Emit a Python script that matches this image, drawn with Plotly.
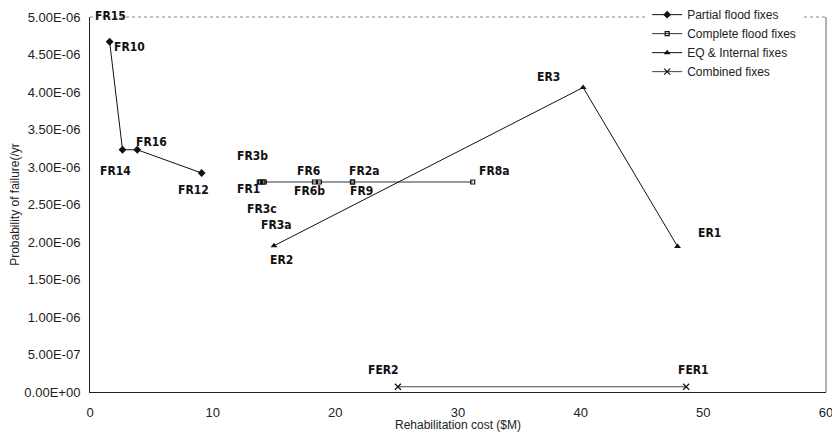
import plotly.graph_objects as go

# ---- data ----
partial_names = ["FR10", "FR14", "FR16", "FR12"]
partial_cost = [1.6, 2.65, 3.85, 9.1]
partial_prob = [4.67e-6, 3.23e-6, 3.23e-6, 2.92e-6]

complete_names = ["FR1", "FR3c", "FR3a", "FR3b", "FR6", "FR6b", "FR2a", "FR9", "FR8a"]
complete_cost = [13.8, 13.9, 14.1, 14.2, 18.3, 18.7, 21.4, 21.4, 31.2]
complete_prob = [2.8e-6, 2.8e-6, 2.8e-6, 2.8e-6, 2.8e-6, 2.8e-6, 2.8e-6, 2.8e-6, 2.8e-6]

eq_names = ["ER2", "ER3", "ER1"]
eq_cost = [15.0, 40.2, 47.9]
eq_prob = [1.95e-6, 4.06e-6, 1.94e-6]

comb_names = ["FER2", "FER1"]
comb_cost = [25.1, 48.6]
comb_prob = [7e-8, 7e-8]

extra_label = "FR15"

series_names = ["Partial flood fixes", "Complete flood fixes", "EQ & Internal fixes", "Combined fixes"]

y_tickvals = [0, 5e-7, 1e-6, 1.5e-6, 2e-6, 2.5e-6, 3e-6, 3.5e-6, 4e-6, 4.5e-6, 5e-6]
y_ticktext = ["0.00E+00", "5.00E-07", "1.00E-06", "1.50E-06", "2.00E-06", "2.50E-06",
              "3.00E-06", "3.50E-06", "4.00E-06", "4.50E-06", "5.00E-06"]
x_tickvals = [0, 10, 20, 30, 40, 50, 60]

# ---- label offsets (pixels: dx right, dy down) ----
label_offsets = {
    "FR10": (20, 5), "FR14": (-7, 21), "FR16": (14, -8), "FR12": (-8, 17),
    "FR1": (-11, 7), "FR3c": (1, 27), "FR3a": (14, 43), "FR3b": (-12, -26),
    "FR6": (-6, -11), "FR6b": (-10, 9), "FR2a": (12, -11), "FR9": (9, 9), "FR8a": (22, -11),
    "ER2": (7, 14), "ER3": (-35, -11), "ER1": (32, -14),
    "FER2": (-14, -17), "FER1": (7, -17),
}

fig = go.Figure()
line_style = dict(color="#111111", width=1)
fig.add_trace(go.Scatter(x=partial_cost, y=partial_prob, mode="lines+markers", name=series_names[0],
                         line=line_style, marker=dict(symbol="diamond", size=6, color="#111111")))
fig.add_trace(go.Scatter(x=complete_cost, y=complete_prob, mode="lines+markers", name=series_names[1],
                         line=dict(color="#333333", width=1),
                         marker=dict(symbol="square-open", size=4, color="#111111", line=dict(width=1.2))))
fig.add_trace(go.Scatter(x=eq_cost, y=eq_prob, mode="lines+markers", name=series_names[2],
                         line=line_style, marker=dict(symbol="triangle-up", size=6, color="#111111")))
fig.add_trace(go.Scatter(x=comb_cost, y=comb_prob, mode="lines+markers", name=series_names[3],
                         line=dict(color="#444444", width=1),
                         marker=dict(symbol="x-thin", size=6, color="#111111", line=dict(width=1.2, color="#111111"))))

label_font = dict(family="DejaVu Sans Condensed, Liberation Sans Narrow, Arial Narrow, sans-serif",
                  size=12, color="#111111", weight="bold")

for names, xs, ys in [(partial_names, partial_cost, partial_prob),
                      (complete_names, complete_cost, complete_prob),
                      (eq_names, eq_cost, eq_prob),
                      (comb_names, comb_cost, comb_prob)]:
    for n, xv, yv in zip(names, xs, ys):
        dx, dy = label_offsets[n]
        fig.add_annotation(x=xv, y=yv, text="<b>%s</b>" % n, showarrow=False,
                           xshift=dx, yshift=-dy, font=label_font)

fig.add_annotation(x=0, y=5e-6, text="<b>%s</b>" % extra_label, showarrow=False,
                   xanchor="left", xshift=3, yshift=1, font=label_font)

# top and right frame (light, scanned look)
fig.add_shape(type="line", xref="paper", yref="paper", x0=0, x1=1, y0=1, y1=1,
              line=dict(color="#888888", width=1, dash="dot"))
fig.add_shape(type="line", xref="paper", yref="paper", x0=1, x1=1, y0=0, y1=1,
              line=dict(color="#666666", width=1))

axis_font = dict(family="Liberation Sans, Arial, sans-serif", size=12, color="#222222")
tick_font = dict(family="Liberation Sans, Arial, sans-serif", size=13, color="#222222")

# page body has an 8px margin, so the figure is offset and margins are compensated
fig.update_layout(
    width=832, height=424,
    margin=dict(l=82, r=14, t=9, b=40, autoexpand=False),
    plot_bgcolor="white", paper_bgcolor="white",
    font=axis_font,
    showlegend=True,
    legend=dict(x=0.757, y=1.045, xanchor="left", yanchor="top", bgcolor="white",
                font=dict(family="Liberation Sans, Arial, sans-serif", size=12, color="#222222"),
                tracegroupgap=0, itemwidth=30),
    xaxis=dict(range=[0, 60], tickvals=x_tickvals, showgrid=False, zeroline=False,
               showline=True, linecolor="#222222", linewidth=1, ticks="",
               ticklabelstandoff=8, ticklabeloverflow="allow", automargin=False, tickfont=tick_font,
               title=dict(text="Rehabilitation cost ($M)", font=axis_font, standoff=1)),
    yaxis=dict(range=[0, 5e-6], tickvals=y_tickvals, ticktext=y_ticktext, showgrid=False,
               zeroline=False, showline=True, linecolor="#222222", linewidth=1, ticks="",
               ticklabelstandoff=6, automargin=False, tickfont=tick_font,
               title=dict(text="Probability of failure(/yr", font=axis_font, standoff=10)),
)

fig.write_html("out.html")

= = =

Written exercise :: Retype the listing exactly. Pictures do not belong in the copy.

Solution to this exercise ::
Emit a Python script that matches this image, drawn with Plotly.
import plotly.graph_objects as go

# ---- data ----
partial_names = ["FR10", "FR14", "FR16", "FR12"]
partial_cost = [1.6, 2.65, 3.85, 9.1]
partial_prob = [4.67e-6, 3.23e-6, 3.23e-6, 2.92e-6]

complete_names = ["FR1", "FR3c", "FR3a", "FR3b", "FR6", "FR6b", "FR2a", "FR9", "FR8a"]
complete_cost = [13.8, 13.9, 14.1, 14.2, 18.3, 18.7, 21.4, 21.4, 31.2]
complete_prob = [2.8e-6, 2.8e-6, 2.8e-6, 2.8e-6, 2.8e-6, 2.8e-6, 2.8e-6, 2.8e-6, 2.8e-6]

eq_names = ["ER2", "ER3", "ER1"]
eq_cost = [15.0, 40.2, 47.9]
eq_prob = [1.95e-6, 4.06e-6, 1.94e-6]

comb_names = ["FER2", "FER1"]
comb_cost = [25.1, 48.6]
comb_prob = [7e-8, 7e-8]

extra_label = "FR15"

series_names = ["Partial flood fixes", "Complete flood fixes", "EQ & Internal fixes", "Combined fixes"]

y_tickvals = [0, 5e-7, 1e-6, 1.5e-6, 2e-6, 2.5e-6, 3e-6, 3.5e-6, 4e-6, 4.5e-6, 5e-6]
y_ticktext = ["0.00E+00", "5.00E-07", "1.00E-06", "1.50E-06", "2.00E-06", "2.50E-06",
              "3.00E-06", "3.50E-06", "4.00E-06", "4.50E-06", "5.00E-06"]
x_tickvals = [0, 10, 20, 30, 40, 50, 60]

# ---- label offsets (pixels: dx right, dy down) ----
label_offsets = {
    "FR10": (20, 5), "FR14": (-7, 21), "FR16": (14, -8), "FR12": (-8, 17),
    "FR1": (-11, 7), "FR3c": (1, 27), "FR3a": (14, 43), "FR3b": (-12, -26),
    "FR6": (-6, -11), "FR6b": (-10, 9), "FR2a": (12, -11), "FR9": (9, 9), "FR8a": (22, -11),
    "ER2": (7, 14), "ER3": (-35, -11), "ER1": (32, -14),
    "FER2": (-14, -17), "FER1": (7, -17),
}

fig = go.Figure()
line_style = dict(color="#111111", width=1)
fig.add_trace(go.Scatter(x=partial_cost, y=partial_prob, mode="lines+markers", name=series_names[0],
                         line=line_style, marker=dict(symbol="diamond", size=6, color="#111111")))
fig.add_trace(go.Scatter(x=complete_cost, y=complete_prob, mode="lines+markers", name=series_names[1],
                         line=dict(color="#333333", width=1),
                         marker=dict(symbol="square-open", size=4, color="#111111", line=dict(width=1.2))))
fig.add_trace(go.Scatter(x=eq_cost, y=eq_prob, mode="lines+markers", name=series_names[2],
                         line=line_style, marker=dict(symbol="triangle-up", size=6, color="#111111")))
fig.add_trace(go.Scatter(x=comb_cost, y=comb_prob, mode="lines+markers", name=series_names[3],
                         line=dict(color="#444444", width=1),
                         marker=dict(symbol="x-thin", size=6, color="#111111", line=dict(width=1.2, color="#111111"))))

label_font = dict(family="DejaVu Sans Condensed, Liberation Sans Narrow, Arial Narrow, sans-serif",
                  size=12, color="#111111", weight="bold")

for names, xs, ys in [(partial_names, partial_cost, partial_prob),
                      (complete_names, complete_cost, complete_prob),
                      (eq_names, eq_cost, eq_prob),
                      (comb_names, comb_cost, comb_prob)]:
    for n, xv, yv in zip(names, xs, ys):
        dx, dy = label_offsets[n]
        fig.add_annotation(x=xv, y=yv, text="<b>%s</b>" % n, showarrow=False,
                           xshift=dx, yshift=-dy, font=label_font)

fig.add_annotation(x=0, y=5e-6, text="<b>%s</b>" % extra_label, showarrow=False,
                   xanchor="left", xshift=3, yshift=1, font=label_font)

# top and right frame (light, scanned look)
fig.add_shape(type="line", xref="paper", yref="paper", x0=0, x1=1, y0=1, y1=1,
              line=dict(color="#888888", width=1, dash="dot"))
fig.add_shape(type="line", xref="paper", yref="paper", x0=1, x1=1, y0=0, y1=1,
              line=dict(color="#666666", width=1))

axis_font = dict(family="Liberation Sans, Arial, sans-serif", size=12, color="#222222")
tick_font = dict(family="Liberation Sans, Arial, sans-serif", size=13, color="#222222")

# page body has an 8px margin, so the figure is offset and margins are compensated
fig.update_layout(
    width=832, height=424,
    margin=dict(l=82, r=14, t=9, b=40, autoexpand=False),
    plot_bgcolor="white", paper_bgcolor="white",
    font=axis_font,
    showlegend=True,
    legend=dict(x=0.757, y=1.045, xanchor="left", yanchor="top", bgcolor="white",
                font=dict(family="Liberation Sans, Arial, sans-serif", size=12, color="#222222"),
                tracegroupgap=0, itemwidth=30),
    xaxis=dict(range=[0, 60], tickvals=x_tickvals, showgrid=False, zeroline=False,
               showline=True, linecolor="#222222", linewidth=1, ticks="",
               ticklabelstandoff=8, ticklabeloverflow="allow", automargin=False, tickfont=tick_font,
               title=dict(text="Rehabilitation cost ($M)", font=axis_font, standoff=1)),
    yaxis=dict(range=[0, 5e-6], tickvals=y_tickvals, ticktext=y_ticktext, showgrid=False,
               zeroline=False, showline=True, linecolor="#222222", linewidth=1, ticks="",
               ticklabelstandoff=6, automargin=False, tickfont=tick_font,
               title=dict(text="Probability of failure(/yr", font=axis_font, standoff=10)),
)

fig.write_html("out.html")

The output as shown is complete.